§ **What to work on**
Extract the lines of the material below, beginning with the first and ending with the line that holds "const chart = echarts.init(document.getElementById('chart'));". Skip every picture.

++++ Supplied information

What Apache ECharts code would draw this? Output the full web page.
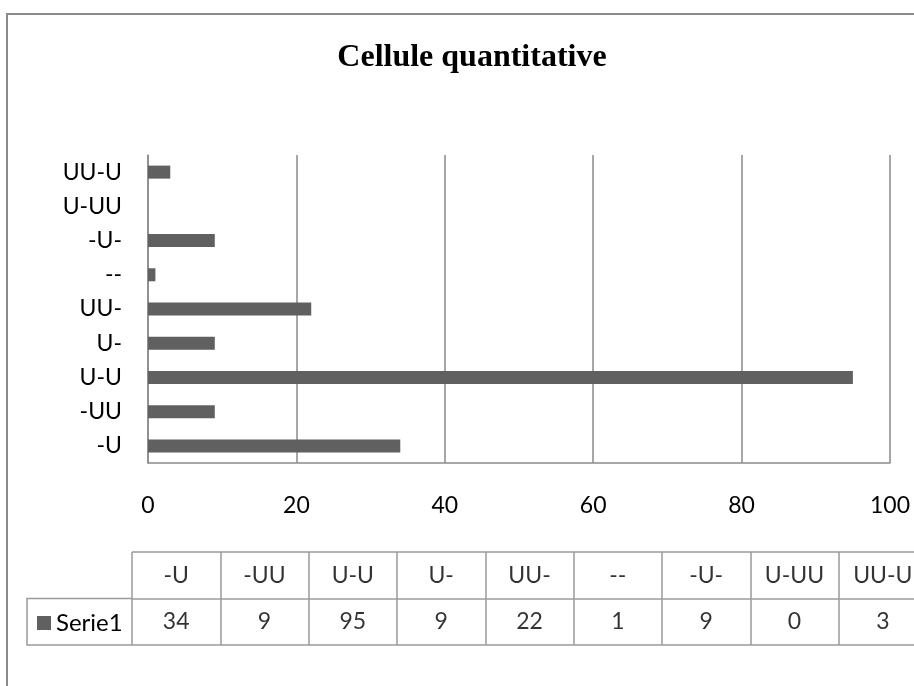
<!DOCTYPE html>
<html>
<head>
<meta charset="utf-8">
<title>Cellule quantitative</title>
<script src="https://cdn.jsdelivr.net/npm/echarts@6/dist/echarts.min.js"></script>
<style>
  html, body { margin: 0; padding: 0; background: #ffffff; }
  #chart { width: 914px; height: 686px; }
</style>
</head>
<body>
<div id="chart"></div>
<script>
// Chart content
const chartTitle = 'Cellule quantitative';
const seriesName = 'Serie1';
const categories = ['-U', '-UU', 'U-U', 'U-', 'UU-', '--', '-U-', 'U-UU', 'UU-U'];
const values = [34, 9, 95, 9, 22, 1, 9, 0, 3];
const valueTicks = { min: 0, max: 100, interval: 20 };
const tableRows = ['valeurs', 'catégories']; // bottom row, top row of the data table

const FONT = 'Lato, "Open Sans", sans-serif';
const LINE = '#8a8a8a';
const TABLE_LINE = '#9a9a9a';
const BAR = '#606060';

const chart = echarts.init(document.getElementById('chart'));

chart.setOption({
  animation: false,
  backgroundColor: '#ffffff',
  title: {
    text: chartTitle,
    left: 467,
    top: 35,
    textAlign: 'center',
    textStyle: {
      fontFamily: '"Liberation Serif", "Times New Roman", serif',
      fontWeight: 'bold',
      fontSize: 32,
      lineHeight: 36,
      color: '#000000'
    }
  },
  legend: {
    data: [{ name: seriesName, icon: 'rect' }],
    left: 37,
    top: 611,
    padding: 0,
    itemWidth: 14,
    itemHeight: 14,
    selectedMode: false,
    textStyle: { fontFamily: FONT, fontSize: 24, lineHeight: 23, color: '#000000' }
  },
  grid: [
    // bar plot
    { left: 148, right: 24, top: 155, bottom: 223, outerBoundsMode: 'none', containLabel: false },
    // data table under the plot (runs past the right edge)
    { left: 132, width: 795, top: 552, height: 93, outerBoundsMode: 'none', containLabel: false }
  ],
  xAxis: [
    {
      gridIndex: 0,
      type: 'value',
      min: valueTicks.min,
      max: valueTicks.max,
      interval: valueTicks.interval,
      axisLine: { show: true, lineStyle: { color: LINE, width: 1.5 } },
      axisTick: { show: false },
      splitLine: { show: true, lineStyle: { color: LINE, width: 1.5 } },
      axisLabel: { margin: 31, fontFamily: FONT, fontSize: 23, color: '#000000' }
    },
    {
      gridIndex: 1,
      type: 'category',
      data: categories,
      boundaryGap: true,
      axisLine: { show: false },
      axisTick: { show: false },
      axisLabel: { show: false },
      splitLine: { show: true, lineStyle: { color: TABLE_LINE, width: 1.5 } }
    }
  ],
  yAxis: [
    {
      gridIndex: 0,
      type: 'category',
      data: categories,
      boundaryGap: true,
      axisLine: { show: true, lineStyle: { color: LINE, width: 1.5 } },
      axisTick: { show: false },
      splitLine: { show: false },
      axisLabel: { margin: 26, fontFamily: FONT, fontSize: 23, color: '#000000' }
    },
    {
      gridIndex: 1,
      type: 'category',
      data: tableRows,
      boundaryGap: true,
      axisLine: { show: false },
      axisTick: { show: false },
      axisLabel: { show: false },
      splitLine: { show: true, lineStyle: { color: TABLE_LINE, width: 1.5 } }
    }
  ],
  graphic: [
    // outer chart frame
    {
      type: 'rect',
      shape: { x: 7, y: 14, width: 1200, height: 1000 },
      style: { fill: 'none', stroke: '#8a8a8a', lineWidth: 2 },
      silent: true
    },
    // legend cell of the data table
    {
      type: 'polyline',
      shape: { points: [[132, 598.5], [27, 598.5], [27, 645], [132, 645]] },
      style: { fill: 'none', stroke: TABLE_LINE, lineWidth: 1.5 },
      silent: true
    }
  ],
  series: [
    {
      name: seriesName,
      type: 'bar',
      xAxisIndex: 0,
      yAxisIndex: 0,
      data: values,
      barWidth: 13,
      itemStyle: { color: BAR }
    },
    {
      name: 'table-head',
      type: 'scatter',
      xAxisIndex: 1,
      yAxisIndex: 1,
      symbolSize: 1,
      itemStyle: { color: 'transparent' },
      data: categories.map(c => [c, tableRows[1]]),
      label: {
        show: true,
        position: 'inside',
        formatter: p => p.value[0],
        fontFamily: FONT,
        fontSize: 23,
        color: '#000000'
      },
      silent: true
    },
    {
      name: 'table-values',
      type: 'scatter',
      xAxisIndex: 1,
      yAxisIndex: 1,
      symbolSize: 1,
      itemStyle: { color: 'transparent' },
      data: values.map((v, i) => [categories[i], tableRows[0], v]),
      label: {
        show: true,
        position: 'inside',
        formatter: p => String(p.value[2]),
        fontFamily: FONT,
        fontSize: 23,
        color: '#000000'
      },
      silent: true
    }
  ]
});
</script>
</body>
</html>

++++++++

§ **Result of the task**
What Apache ECharts code would draw this? Output the full web page.
<!DOCTYPE html>
<html>
<head>
<meta charset="utf-8">
<title>Cellule quantitative</title>
<script src="https://cdn.jsdelivr.net/npm/echarts@6/dist/echarts.min.js"></script>
<style>
  html, body { margin: 0; padding: 0; background: #ffffff; }
  #chart { width: 914px; height: 686px; }
</style>
</head>
<body>
<div id="chart"></div>
<script>
// Chart content
const chartTitle = 'Cellule quantitative';
const seriesName = 'Serie1';
const categories = ['-U', '-UU', 'U-U', 'U-', 'UU-', '--', '-U-', 'U-UU', 'UU-U'];
const values = [34, 9, 95, 9, 22, 1, 9, 0, 3];
const valueTicks = { min: 0, max: 100, interval: 20 };
const tableRows = ['valeurs', 'catégories']; // bottom row, top row of the data table

const FONT = 'Lato, "Open Sans", sans-serif';
const LINE = '#8a8a8a';
const TABLE_LINE = '#9a9a9a';
const BAR = '#606060';

const chart = echarts.init(document.getElementById('chart'));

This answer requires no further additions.